Files
Timmy-time-dashboard/MULTIMODAL_BACKLOG.md
2026-04-15 05:12:49 +00:00

2.0 KiB

Gemma 4 Multimodal Backlog

Epic 1: Visual QA for Nexus World

  • Goal: Use Gemma 4's vision to audit screenshots of the Three.js Nexus world for layout inconsistencies and UI bugs.
  • Tasks:
    • Capture automated screenshots of all primary Nexus zones.
    • Analyze images for clipping, overlapping UI elements, and lighting glitches.
    • Generate a structured bug report with coordinates and suggested fixes.

Epic 2: The Testament Visual Consistency Audit

  • Goal: Ensure the generated image assets for The Testament align with the narrative mood and visual manifest.
  • Tasks:
    • Compare generated assets against visual_manifest.json descriptions.
    • Flag images that diverge from the "Cinematic Noir, 35mm, high contrast" aesthetic.
    • Refine prompts for divergent beats and trigger re-renders.

Epic 3: Sovereign Heart Emotive Stillness

  • Goal: Develop a system for selecting the most emotive static image based on the sentiment of generated TTS.
  • Tasks:
    • Analyze TTS output for emotional valence and arousal.
    • Map sentiment kernels to the visual asset library.
    • Implement a "breathing" transition logic between assets for an expressive presence.
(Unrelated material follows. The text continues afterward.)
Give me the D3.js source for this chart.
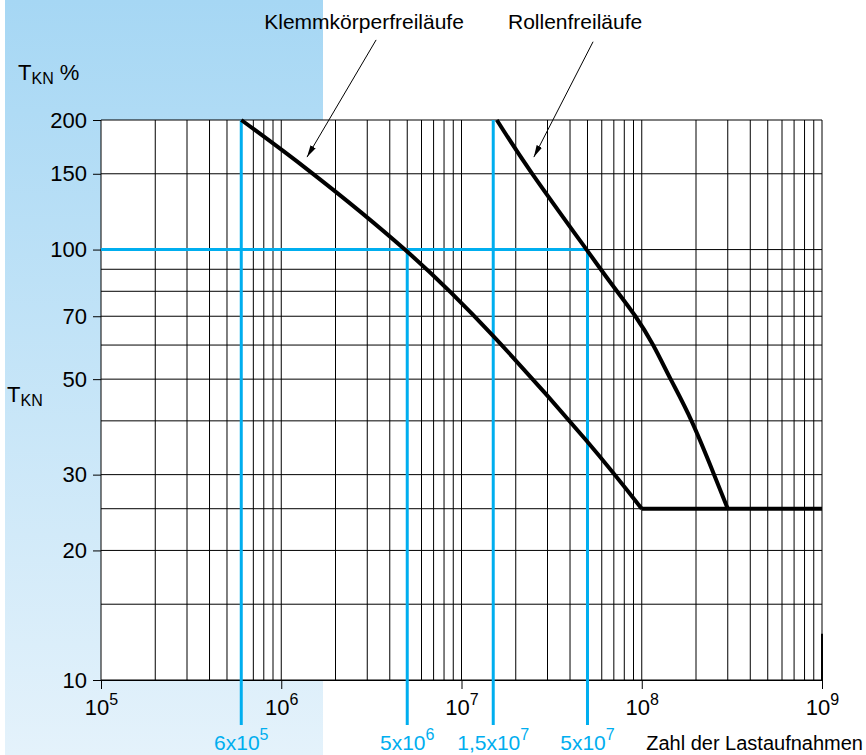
<!DOCTYPE html>
<html>
<head>
<meta charset="utf-8">
<script src="https://cdn.jsdelivr.net/npm/d3@7"></script>
<style>
  body { margin: 0; background: #fff; }
  svg { display: block; font-family: "Liberation Sans", Arial, sans-serif; }
</style>
</head>
<body>
<div id="chart"></div>
<script>
// values
let xDecades = [1e5, 1e6, 1e7, 1e8, 1e9];
let yTicks = [10, 20, 30, 50, 70, 100, 150, 200];
let yGrid = [10, 15, 20, 25, 30, 40, 50, 60, 70, 80, 90, 100, 150, 200];

let klemmX = [6e5, 1.44e6, 4.92e6, 1.52e7, 4.9e7, 1e8];
let klemmY = [200, 152, 99.5, 62.6, 36.1, 25];
let rollenX = [1.57e7, 2.47e7, 4.94e7, 5.92e7, 7.29e7, 9.22e7, 1.156e8, 1.446e8, 1.888e8, 2.52e8, 3e8];
let rollenY = [200, 150, 100, 90, 80, 70, 60, 50, 40, 30, 25];
let flatX = [1e8, 1e9];
let flatY = [25, 25];

let markX = [6e5, 5e6, 1.5e7, 5e7];
let markTop = [200, 100, 200, 100];
let markMant = ["6", "5", "1,5", "5"];
let markExp = ["5", "6", "7", "7"];
let refLevel = 100;

let annoText = ["Klemmkörperfreiläufe", "Rollenfreiläufe"];
let annoTextX = [2.88e6, 4.27e7];
let annoTailX = [3.36e6, 5.37e7];
let annoTailY = [307, 304];
let annoTipX = [1.39e6, 2.52e7];
let annoTipY = [164, 164];

let dimension = {
    width: 866,
    height: 755,
    margin: { top: 120, left: 101, right: 44, bottom: 75 }
};
let blue = "#00aeef";

let svg = d3.select("#chart")
    .append("svg")
    .attr("width", dimension.width)
    .attr("height", dimension.height);

let X = d3.scaleLog()
    .domain([1e5, 1e9])
    .range([dimension.margin.left, dimension.width - dimension.margin.right]);
let Y = d3.scaleLog()
    .domain([10, 200])
    .range([dimension.height - dimension.margin.bottom, dimension.margin.top]);

// blue panel on the left
let defs = svg.append("defs");
let grad = defs.append("linearGradient")
    .attr("id", "panel")
    .attr("x1", 0).attr("y1", 0).attr("x2", 0).attr("y2", 1);
grad.append("stop").attr("offset", "0%").attr("stop-color", "#a6d7f4");
grad.append("stop").attr("offset", "100%").attr("stop-color", "#e4f2fb");

defs.append("marker")
    .attr("id", "arrow")
    .attr("viewBox", "0 0 12 6")
    .attr("refX", 12).attr("refY", 3)
    .attr("markerWidth", 12).attr("markerHeight", 6)
    .attr("markerUnits", "userSpaceOnUse")
    .attr("orient", "auto")
    .append("path")
    .attr("d", "M0,0 L12,3 L0,6 Z")
    .attr("fill", "#000");

svg.append("rect")
    .attr("x", 5).attr("y", 0)
    .attr("width", 318).attr("height", dimension.height)
    .attr("fill", "url(#panel)");

// plot area
svg.append("rect")
    .attr("x", X(1e5)).attr("y", Y(200))
    .attr("width", X(1e9) - X(1e5))
    .attr("height", Y(10) - Y(200))
    .attr("fill", "#fff");

// vertical grid: 1..9 per decade
let vGrid = [];
d3.range(5, 9).forEach(e => {
    d3.range(1, 10).forEach(m => vGrid.push(m * Math.pow(10, e)));
});
vGrid.push(1e9);

svg.append("g")
    .selectAll("line")
    .data(vGrid)
    .enter()
    .append("line")
    .attr("x1", d => X(d)).attr("x2", d => X(d))
    .attr("y1", Y(200)).attr("y2", Y(10))
    .attr("stroke", "#000")
    .attr("stroke-width", 1);

svg.append("g")
    .selectAll("line")
    .data(yGrid)
    .enter()
    .append("line")
    .attr("x1", X(1e5)).attr("x2", X(1e9))
    .attr("y1", d => Y(d)).attr("y2", d => Y(d))
    .attr("stroke", "#000")
    .attr("stroke-width", 1);

// axes
let yAxis = d3.axisLeft(Y)
    .tickValues(yTicks)
    .tickFormat(d3.format("d"))
    .tickSize(8)
    .tickPadding(6);
svg.append("g")
    .attr("class", "axis y-axis")
    .attr("transform", "translate(" + X(1e5) + ",0)")
    .call(yAxis)
    .call(g => g.select(".domain").remove())
    .call(g => g.selectAll("line").attr("stroke", "#000"))
    .call(g => g.selectAll("text")
        .attr("fill", "#000")
        .attr("font-size", 22)
        .attr("font-family", "'Liberation Sans', Arial, sans-serif"));

let xAxis = d3.axisBottom(X)
    .tickValues(xDecades)
    .tickFormat("")
    .tickSize(9);
let xg = svg.append("g")
    .attr("class", "axis x-axis")
    .attr("transform", "translate(0," + Y(10) + ")")
    .call(xAxis)
    .call(g => g.select(".domain").attr("stroke", "#000"))
    .call(g => g.selectAll("line").attr("stroke", "#000"));

xg.selectAll(".tick")
    .append("text")
    .attr("y", 35)
    .attr("fill", "#000")
    .attr("font-size", 22)
    .attr("text-anchor", "middle")
    .attr("font-family", "'Liberation Sans', Arial, sans-serif")
    .each(function (d) {
        let t = d3.select(this);
        t.append("tspan").text("10");
        t.append("tspan")
            .attr("dy", -10)
            .attr("font-size", 16)
            .text(Math.round(Math.log10(d)));
    });

// the short heavy stroke at the bottom right corner
svg.append("line")
    .attr("x1", X(1e9)).attr("x2", X(1e9))
    .attr("y1", Y(12.8)).attr("y2", Y(10))
    .attr("stroke", "#000")
    .attr("stroke-width", 2);

// blue reference lines
svg.append("line")
    .attr("x1", X(1e5)).attr("x2", X(5e7))
    .attr("y1", Y(refLevel)).attr("y2", Y(refLevel))
    .attr("stroke", blue)
    .attr("stroke-width", 3);

svg.append("g")
    .selectAll("line")
    .data(markX)
    .enter()
    .append("line")
    .attr("x1", d => X(d)).attr("x2", d => X(d))
    .attr("y1", (d, i) => Y(markTop[i]))
    .attr("y2", Y(10) + 45)
    .attr("stroke", blue)
    .attr("stroke-width", 3);

svg.append("g")
    .selectAll("text")
    .data(markX)
    .enter()
    .append("text")
    .attr("x", d => X(d))
    .attr("y", 750)
    .attr("fill", blue)
    .attr("font-size", 21)
    .attr("text-anchor", "middle")
    .each(function (d, i) {
        let t = d3.select(this);
        t.append("tspan").text(markMant[i] + "x10");
        t.append("tspan")
            .attr("dy", -10)
            .attr("font-size", 16)
            .text(markExp[i]);
    });

// curves
let line = d3.line()
    .x(d => X(d[0]))
    .y(d => Y(d[1]))
    .curve(d3.curveNatural);

let series = [
    d3.zip(klemmX, klemmY),
    d3.zip(rollenX, rollenY),
    d3.zip(flatX, flatY)
];
svg.append("g")
    .selectAll("path")
    .data(series)
    .enter()
    .append("path")
    .attr("d", line)
    .attr("fill", "none")
    .attr("stroke", "#000")
    .attr("stroke-width", 4)
    .attr("stroke-linejoin", "round");

// annotations
let anno = svg.append("g");
annoText.forEach((t, i) => {
    anno.append("text")
        .attr("x", X(annoTextX[i]))
        .attr("y", 29)
        .attr("text-anchor", "middle")
        .attr("font-size", 21)
        .attr("fill", "#000")
        .text(t);
    anno.append("line")
        .attr("x1", X(annoTailX[i])).attr("y1", Y(annoTailY[i]))
        .attr("x2", X(annoTipX[i])).attr("y2", Y(annoTipY[i]))
        .attr("stroke", "#000")
        .attr("stroke-width", 1)
        .attr("marker-end", "url(#arrow)");
});

// axis titles
let t1 = svg.append("text")
    .attr("x", 18).attr("y", 80)
    .attr("font-size", 22)
    .attr("fill", "#000");
t1.append("tspan").text("T");
t1.append("tspan").attr("dy", 4).attr("font-size", 16).text("KN");
t1.append("tspan").attr("dy", -4).text(" %");

let t2 = svg.append("text")
    .attr("x", 7).attr("y", 402)
    .attr("font-size", 22)
    .attr("fill", "#000");
t2.append("tspan").text("T");
t2.append("tspan").attr("dy", 4).attr("font-size", 16).text("KN");

svg.append("text")
    .attr("x", 863).attr("y", 750)
    .attr("text-anchor", "end")
    .attr("font-size", 20)
    .attr("fill", "#000")
    .text("Zahl der Lastaufnahmen");
</script>
</body>
</html>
Epic 4: Multimodal Architecture Synthesis

  • Goal: Extract and synthesize architectural patterns from visual research papers.
  • Tasks:
    • Ingest PDF research papers on agentic workflows.
    • Analyze diagrams and charts to extract structural logic.
    • Synthesize findings into Sovereign_Knowledge_Graph.md.

General Tasks

  • Task 1: Add Gemma 4 entries to KNOWN_MODEL_CAPABILITIES and vision fallback chain in src/infrastructure/models/multimodal.py. Gemma 4 is a multimodal model supporting vision, text, tools, JSON, and streaming. PR #1493
  • Task 3: Add a ModelCapability.VIDEO enum member for future video understanding models. PR #1494
  • Task 4: Implement get_model_for_content("video") routing with appropriate fallback chain.